Dáil debates

Thursday, 23 November 2006

4:00 pm

Photo of Michael D HigginsMichael D Higgins (Galway West, Labour)

At the launch of the human development report I addressed the issue of the contradiction concerning what is regarded as the management of water as a scarce resource which is used as a vehicle for imposing privatisation of water supplies in different countries. This cannot be reconciled with the acceptance of water as a basic right. If one accepts water as a basic right, one arrives at a different point. This matter is not resolved in the UNDP report, as the Minister of State should know. Even if the millennium development goals were achieved, it would still leave 800 million people without clean water and 1.8 billion people without sanitation. Effectively, sub-Saharan Africa will not have access to clean water until 2040 and sanitation until 2076. I do not misquote the Minister of State. The world millennium development goals will only go so far. Even if they were to be achieved, they would leave this legacy to which I referred.
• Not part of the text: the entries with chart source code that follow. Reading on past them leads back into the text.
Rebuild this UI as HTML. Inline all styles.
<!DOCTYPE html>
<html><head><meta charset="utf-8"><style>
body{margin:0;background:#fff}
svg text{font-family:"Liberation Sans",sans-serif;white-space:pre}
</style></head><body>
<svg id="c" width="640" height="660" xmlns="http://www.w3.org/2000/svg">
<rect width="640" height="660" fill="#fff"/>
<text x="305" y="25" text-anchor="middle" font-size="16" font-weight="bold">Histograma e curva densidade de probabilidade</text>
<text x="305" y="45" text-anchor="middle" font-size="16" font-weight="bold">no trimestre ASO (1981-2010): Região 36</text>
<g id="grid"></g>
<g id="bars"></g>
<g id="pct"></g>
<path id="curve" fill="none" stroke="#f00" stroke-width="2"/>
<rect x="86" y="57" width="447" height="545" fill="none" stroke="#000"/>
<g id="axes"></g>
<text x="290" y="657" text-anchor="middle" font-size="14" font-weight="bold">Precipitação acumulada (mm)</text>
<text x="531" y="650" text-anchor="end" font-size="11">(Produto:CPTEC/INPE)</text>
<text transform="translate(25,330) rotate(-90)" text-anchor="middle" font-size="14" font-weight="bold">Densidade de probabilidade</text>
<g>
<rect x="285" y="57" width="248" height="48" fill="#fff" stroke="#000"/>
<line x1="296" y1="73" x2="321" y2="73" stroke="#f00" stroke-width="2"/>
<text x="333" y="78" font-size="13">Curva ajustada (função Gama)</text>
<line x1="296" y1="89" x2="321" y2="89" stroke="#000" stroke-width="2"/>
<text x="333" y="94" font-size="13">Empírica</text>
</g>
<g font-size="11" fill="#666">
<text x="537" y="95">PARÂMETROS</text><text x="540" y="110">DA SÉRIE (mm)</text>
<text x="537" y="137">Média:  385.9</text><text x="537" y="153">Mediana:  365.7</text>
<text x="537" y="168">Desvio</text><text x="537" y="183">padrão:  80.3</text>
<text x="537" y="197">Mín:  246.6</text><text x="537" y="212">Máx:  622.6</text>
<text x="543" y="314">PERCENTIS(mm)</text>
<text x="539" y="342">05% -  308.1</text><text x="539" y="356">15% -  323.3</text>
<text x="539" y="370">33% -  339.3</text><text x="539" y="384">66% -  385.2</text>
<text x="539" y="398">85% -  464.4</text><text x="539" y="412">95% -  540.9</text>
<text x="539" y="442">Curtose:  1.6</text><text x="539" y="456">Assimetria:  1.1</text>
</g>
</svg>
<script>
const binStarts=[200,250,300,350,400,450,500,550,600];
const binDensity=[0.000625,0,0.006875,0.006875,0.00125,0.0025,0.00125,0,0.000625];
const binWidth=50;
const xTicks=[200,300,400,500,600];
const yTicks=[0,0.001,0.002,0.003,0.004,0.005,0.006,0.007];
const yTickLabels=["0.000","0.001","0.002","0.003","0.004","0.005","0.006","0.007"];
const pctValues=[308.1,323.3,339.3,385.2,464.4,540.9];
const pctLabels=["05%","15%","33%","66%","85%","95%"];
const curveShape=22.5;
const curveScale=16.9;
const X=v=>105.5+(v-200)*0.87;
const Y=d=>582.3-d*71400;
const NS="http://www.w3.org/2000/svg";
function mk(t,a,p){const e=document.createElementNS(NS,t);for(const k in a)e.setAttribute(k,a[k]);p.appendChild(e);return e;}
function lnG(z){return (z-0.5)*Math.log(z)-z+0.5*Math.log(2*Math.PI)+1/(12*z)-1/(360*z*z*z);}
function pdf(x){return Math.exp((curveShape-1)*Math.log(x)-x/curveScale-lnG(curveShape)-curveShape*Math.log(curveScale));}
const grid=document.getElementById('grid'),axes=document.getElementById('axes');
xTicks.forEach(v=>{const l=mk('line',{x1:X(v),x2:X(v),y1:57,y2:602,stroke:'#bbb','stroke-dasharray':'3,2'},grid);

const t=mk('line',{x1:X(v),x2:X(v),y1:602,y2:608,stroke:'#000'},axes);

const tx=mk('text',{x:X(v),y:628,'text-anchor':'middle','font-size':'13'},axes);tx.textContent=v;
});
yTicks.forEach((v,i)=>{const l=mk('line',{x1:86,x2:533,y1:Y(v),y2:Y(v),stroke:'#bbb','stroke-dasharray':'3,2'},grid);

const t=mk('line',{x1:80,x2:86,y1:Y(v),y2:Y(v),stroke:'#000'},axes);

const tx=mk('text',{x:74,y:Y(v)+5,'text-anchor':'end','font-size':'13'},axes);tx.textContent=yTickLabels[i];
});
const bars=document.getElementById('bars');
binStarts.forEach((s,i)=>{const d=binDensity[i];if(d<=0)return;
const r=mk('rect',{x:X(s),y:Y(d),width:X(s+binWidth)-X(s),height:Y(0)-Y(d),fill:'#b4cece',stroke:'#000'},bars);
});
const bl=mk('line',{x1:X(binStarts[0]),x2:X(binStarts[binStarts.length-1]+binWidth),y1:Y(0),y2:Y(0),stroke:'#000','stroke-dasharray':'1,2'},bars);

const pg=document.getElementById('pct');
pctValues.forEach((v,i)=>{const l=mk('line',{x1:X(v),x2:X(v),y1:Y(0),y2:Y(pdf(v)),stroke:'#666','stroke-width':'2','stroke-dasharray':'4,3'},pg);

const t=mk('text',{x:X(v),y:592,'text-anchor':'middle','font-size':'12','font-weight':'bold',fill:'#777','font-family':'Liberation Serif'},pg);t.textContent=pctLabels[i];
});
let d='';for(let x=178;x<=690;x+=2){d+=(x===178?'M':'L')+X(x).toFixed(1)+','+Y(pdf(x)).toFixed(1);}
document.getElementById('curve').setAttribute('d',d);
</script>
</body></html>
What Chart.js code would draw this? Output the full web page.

The Minister of State need not answer unless he wishes but General Covenant No. 15 clearly established the fact that it is not soft law anymore, it is hard law. One cannot deny people the water they need. This issue arises domestically. As a result of our signature to that, we could not do so if we are to interpret it properly. The second point in regard to the quotation the Minister of State has just given is the international aspect. Is it the position that the Government is on the side of the "right to water" group rather than on the side of the World Bank which takes a view on the management of water as a scarce resource? I remind the Minister that the way it works is that the World Bank advises that one shuts off the water to everybody and then allows them back on a charged basis. The UNDP report posits a figure of 20 litres a day which is half the World Health Organisation figure. The daily consumption in African countries is 5 litres, while it is 600 litres in the United States and 400 litres in Europe. Is the Minister of State in favour of the rights-based approach to water provision or the World Bank limitation view which is about facilitating the privatisation of water resources under the scam of suggesting that a scarce resource is being managed?